The Trophy Life
You think Donald Trump's hit reality show is a circus? Spend a few weeks watching him work.
Monday, April 5, 2004
By Daniel Roth
Donald Trump is not a great promoter. He has explained that to me a number of times already. "See, I don't view myself as a good promoter," he said during a five-hour flight from New York to Los Angeles on his private 727. "People say I'm a great promoter. People say I'm the greatest promoter that there is. Anywhere." So when we meet the next morning in the lobby of the Beverly Hills Hotel, it's a relief to see that he's working through his promotional problems: On his head is a red baseball cap bearing the coat of arms Trump created for himself (a hand clutching an arrow, resting on a knight's helmet, which is perched over three leaping lions) and, emblazoned in gold, trump international, the name of his Florida golf course. His yellow Tommy Hilfiger sweatshirt also sports the insignia, as does the white golf shirt underneath. Only his khakis are logo-free, along with his golf cleats.
What Donald Trump is great at, Donald Trump tells me, is building buildings, inside and out. And today he's focusing on the minute details of the inside, climbing into a limo for a trip to the factory of J.P. Weaver Co., which makes, he says, "the most incredible moldings you'll ever see." Trump is adding a 17,000-square-foot ballroom to his Palm Beach private club, Mar-a-Lago, a 128-room mansion built in 1927 from Dorian stone imported from Italy and containing 36,000 Spanish tiles dating back to the 15th century. And as soon as he walks into the company's showroom, designed to resemble a room at Versailles, he has seen enough.
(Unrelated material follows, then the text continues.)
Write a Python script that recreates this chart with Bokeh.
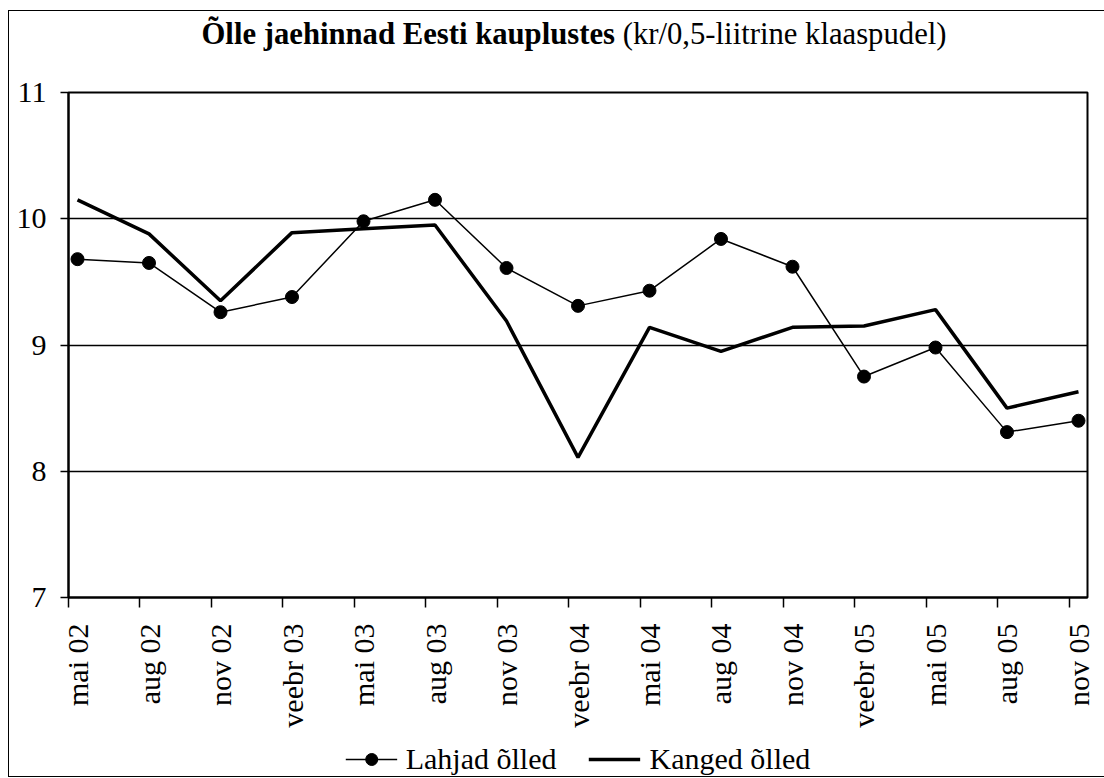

"This is exactly what I'm looking for," he says to owner Lenna Tyler-Kast, his plastic cleats clicking along the hand-laid cherry floor. The room is a riot of celadon moldings—flowers in urns, flowers on their own, curlicues, leaves, tasseled ropes, ribbons. "Not the ceiling, by the way," Trump warns. "The ceiling no, the walls yes. I also think the mirrors should have this." He fingers a delicate strip of molding that splits a mirror into a grid. "The moldings are very important in the mirror." A few minutes later, as Tyler-Kast handles other business, Trump marvels at what he's seen. "Unbelievable," he says in a low whisper. "Can you imagine if I can pull that off in a huge room?" As soon as she comes back, though, the famously pursed lips return. "What's your price? I hope that you'll give me a discount. No. 1, because I'm Trump."